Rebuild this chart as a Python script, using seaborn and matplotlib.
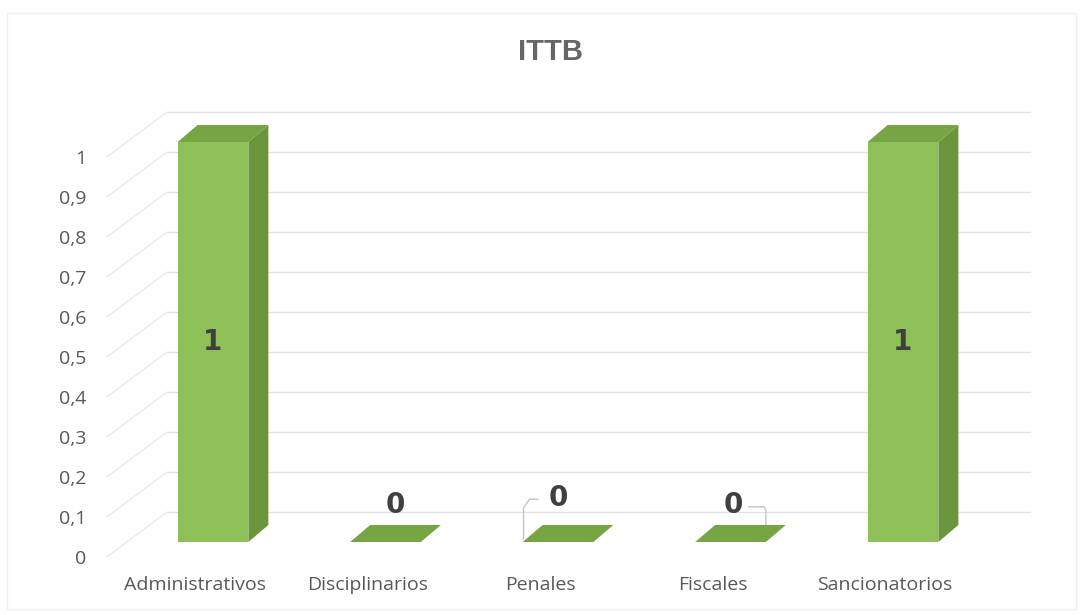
import numpy as np
import pandas as pd
import matplotlib
matplotlib.use('Agg')
import matplotlib.pyplot as plt
import matplotlib.transforms as mtransforms
from matplotlib.patches import Polygon, Rectangle
import seaborn as sns

# ── Data ──────────────────────────────────────────────────────────────────────
title = 'ITTB'
categories = ['Administrativos', 'Disciplinarios', 'Penales', 'Fiscales', 'Sancionatorios']
values = [1, 0, 0, 0, 1]
y_ticks = [0, 0.1, 0.2, 0.3, 0.4, 0.5, 0.6, 0.7, 0.8, 0.9, 1]
y_tick_labels = ['0', '0,1', '0,2', '0,3', '0,4', '0,5', '0,6', '0,7', '0,8', '0,9', '1']

# ── Style ─────────────────────────────────────────────────────────────────────
FRONT = '#8DC056'
SIDE = '#6A953B'
TOP = '#77A543'
TEXT = '#595959'
LABEL = '#404040'
GRID = '#e3e3e3'

BAR_W = 0.41            # bar width in category units
DX, DY = 0.116, 0.0425  # bar depth (data units)
BACK_DY = 0.075         # back wall sits higher than the bar plane
FRONT_DY = -0.0375      # front plane (tick labels) sits lower

sns.set_theme(style='white')
plt.rcParams['font.family'] = ['Open Sans', 'DejaVu Sans']

fig = plt.figure(figsize=(10.83, 6.15), dpi=100)
ax = fig.add_axes([126.75 / 1083, 73 / 615, 862.5 / 1083, 440 / 615])

df = pd.DataFrame({'cat': categories, 'val': values})
sns.barplot(data=df, x='cat', y='val', color=FRONT, width=BAR_W,
            saturation=1, ax=ax, zorder=4, linewidth=0)
ax.set_xlim(-0.5, 4.5)
ax.set_ylim(0, 1.1)

# back wall gridlines + left side wall diagonals
x_back_l, x_back_r = -0.266, 4.736
x_front_l = -0.615
for v in y_ticks:
    ax.plot([x_back_l, x_back_r], [v + BACK_DY, v + BACK_DY], color=GRID,
            lw=1, zorder=1, clip_on=False)
    ax.plot([x_front_l, x_back_l], [v + FRONT_DY, v + BACK_DY],
            color='#ececec', lw=1, zorder=1, clip_on=False)

# 3D faces from each bar
for patch, val in zip(ax.patches, values):
    x0 = patch.get_x()
    x1 = x0 + patch.get_width()
    h = patch.get_height()
    if h > 0:
        side = Polygon([(x1, 0), (x1 + DX, DY), (x1 + DX, h + DY), (x1, h)],
                       closed=True, facecolor=SIDE, edgecolor='none', zorder=4)
        ax.add_patch(side)
    top = Polygon([(x0, h), (x1, h), (x1 + DX, h + DY), (x0 + DX, h + DY)],
                  closed=True, facecolor=TOP, edgecolor='none', zorder=5)
    ax.add_patch(top)

# data labels
label_pos = {0: (0.0, 0.5), 1: (0.055, 0.0925), 2: (0.0, 0.11), 3: (0.014, 0.0925), 4: (0.0, 0.5)}
for i, val in enumerate(values):
    dx, y = label_pos[i]
    ax.text(i + dx, y, f'{val}', ha='center', va='center', fontsize=20,
            fontweight='bold', color=LABEL, family='DejaVu Sans', zorder=6)

# leader lines for moved zero labels
p = ax.patches[2]
x0 = p.get_x()
ax.plot([x0 + 0.005, x0 + 0.005, x0 + 0.04, x0 + 0.09], [0.008, 0.085, 0.107, 0.107],
        color='#c4c4c4', lw=1, zorder=3, clip_on=False)
p = ax.patches[3]
x1 = p.get_x() + p.get_width()
ax.plot([x1 - 0.1, x1 - 0.01, x1, x1], [0.088, 0.088, 0.08, 0.008],
        color='#c4c4c4', lw=1, zorder=3, clip_on=False)

# ticks and labels (front plane)
ax.set_yticks(y_ticks)
ax.set_yticklabels(y_tick_labels)
ax.set_xlabel('')
ax.set_ylabel('')
ax.tick_params(axis='y', length=0, pad=29, labelsize=14, labelcolor=TEXT)
ax.tick_params(axis='x', length=0, pad=14, labelsize=14, labelcolor=TEXT)
off_y = mtransforms.ScaledTranslation(0, -0.15, fig.dpi_scale_trans)
off_x = mtransforms.ScaledTranslation(-0.18, -0.15, fig.dpi_scale_trans)
for lab in ax.get_yticklabels():
    lab.set_transform(lab.get_transform() + off_y)
for lab in ax.get_xticklabels():
    lab.set_transform(lab.get_transform() + off_x)

ax.grid(False)
sns.despine(ax=ax, left=True, bottom=True)
ax.patch.set_alpha(0)

fig.text(551 / 1083, 1 - 52 / 615, title, ha='center', va='center', fontsize=21,
         fontweight='bold', color='#666666', family='Liberation Sans')

fig.patches.append(Rectangle((7 / 1083, 6 / 615), 1069 / 1083, 596 / 615,
                             transform=fig.transFigure, fill=False,
                             edgecolor='#efefef', lw=1))

plt.savefig('out.png', dpi=100)
plt.close()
+-------+
PROBLEM STATEMENT: Restate the whole listing above exactly, please, omitting every image.

CORRECT ANSWER:
Rebuild this chart as a Python script, using seaborn and matplotlib.
import numpy as np
import pandas as pd
import matplotlib
matplotlib.use('Agg')
import matplotlib.pyplot as plt
import matplotlib.transforms as mtransforms
from matplotlib.patches import Polygon, Rectangle
import seaborn as sns

# ── Data ──────────────────────────────────────────────────────────────────────
title = 'ITTB'
categories = ['Administrativos', 'Disciplinarios', 'Penales', 'Fiscales', 'Sancionatorios']
values = [1, 0, 0, 0, 1]
y_ticks = [0, 0.1, 0.2, 0.3, 0.4, 0.5, 0.6, 0.7, 0.8, 0.9, 1]
y_tick_labels = ['0', '0,1', '0,2', '0,3', '0,4', '0,5', '0,6', '0,7', '0,8', '0,9', '1']

# ── Style ─────────────────────────────────────────────────────────────────────
FRONT = '#8DC056'
SIDE = '#6A953B'
TOP = '#77A543'
TEXT = '#595959'
LABEL = '#404040'
GRID = '#e3e3e3'

BAR_W = 0.41            # bar width in category units
DX, DY = 0.116, 0.0425  # bar depth (data units)
BACK_DY = 0.075         # back wall sits higher than the bar plane
FRONT_DY = -0.0375      # front plane (tick labels) sits lower

sns.set_theme(style='white')
plt.rcParams['font.family'] = ['Open Sans', 'DejaVu Sans']

fig = plt.figure(figsize=(10.83, 6.15), dpi=100)
ax = fig.add_axes([126.75 / 1083, 73 / 615, 862.5 / 1083, 440 / 615])

df = pd.DataFrame({'cat': categories, 'val': values})
sns.barplot(data=df, x='cat', y='val', color=FRONT, width=BAR_W,
            saturation=1, ax=ax, zorder=4, linewidth=0)
ax.set_xlim(-0.5, 4.5)
ax.set_ylim(0, 1.1)

# back wall gridlines + left side wall diagonals
x_back_l, x_back_r = -0.266, 4.736
x_front_l = -0.615
for v in y_ticks:
    ax.plot([x_back_l, x_back_r], [v + BACK_DY, v + BACK_DY], color=GRID,
            lw=1, zorder=1, clip_on=False)
    ax.plot([x_front_l, x_back_l], [v + FRONT_DY, v + BACK_DY],
            color='#ececec', lw=1, zorder=1, clip_on=False)

# 3D faces from each bar
for patch, val in zip(ax.patches, values):
    x0 = patch.get_x()
    x1 = x0 + patch.get_width()
    h = patch.get_height()
    if h > 0:
        side = Polygon([(x1, 0), (x1 + DX, DY), (x1 + DX, h + DY), (x1, h)],
                       closed=True, facecolor=SIDE, edgecolor='none', zorder=4)
        ax.add_patch(side)
    top = Polygon([(x0, h), (x1, h), (x1 + DX, h + DY), (x0 + DX, h + DY)],
                  closed=True, facecolor=TOP, edgecolor='none', zorder=5)
    ax.add_patch(top)

# data labels
label_pos = {0: (0.0, 0.5), 1: (0.055, 0.0925), 2: (0.0, 0.11), 3: (0.014, 0.0925), 4: (0.0, 0.5)}
for i, val in enumerate(values):
    dx, y = label_pos[i]
    ax.text(i + dx, y, f'{val}', ha='center', va='center', fontsize=20,
            fontweight='bold', color=LABEL, family='DejaVu Sans', zorder=6)

# leader lines for moved zero labels
p = ax.patches[2]
x0 = p.get_x()
ax.plot([x0 + 0.005, x0 + 0.005, x0 + 0.04, x0 + 0.09], [0.008, 0.085, 0.107, 0.107],
        color='#c4c4c4', lw=1, zorder=3, clip_on=False)
p = ax.patches[3]
x1 = p.get_x() + p.get_width()
ax.plot([x1 - 0.1, x1 - 0.01, x1, x1], [0.088, 0.088, 0.08, 0.008],
        color='#c4c4c4', lw=1, zorder=3, clip_on=False)

# ticks and labels (front plane)
ax.set_yticks(y_ticks)
ax.set_yticklabels(y_tick_labels)
ax.set_xlabel('')
ax.set_ylabel('')
ax.tick_params(axis='y', length=0, pad=29, labelsize=14, labelcolor=TEXT)
ax.tick_params(axis='x', length=0, pad=14, labelsize=14, labelcolor=TEXT)
off_y = mtransforms.ScaledTranslation(0, -0.15, fig.dpi_scale_trans)
off_x = mtransforms.ScaledTranslation(-0.18, -0.15, fig.dpi_scale_trans)
for lab in ax.get_yticklabels():
    lab.set_transform(lab.get_transform() + off_y)
for lab in ax.get_xticklabels():
    lab.set_transform(lab.get_transform() + off_x)

ax.grid(False)
sns.despine(ax=ax, left=True, bottom=True)
ax.patch.set_alpha(0)

fig.text(551 / 1083, 1 - 52 / 615, title, ha='center', va='center', fontsize=21,
         fontweight='bold', color='#666666', family='Liberation Sans')

fig.patches.append(Rectangle((7 / 1083, 6 / 615), 1069 / 1083, 596 / 615,
                             transform=fig.transFigure, fill=False,
                             edgecolor='#efefef', lw=1))

plt.savefig('out.png', dpi=100)
plt.close()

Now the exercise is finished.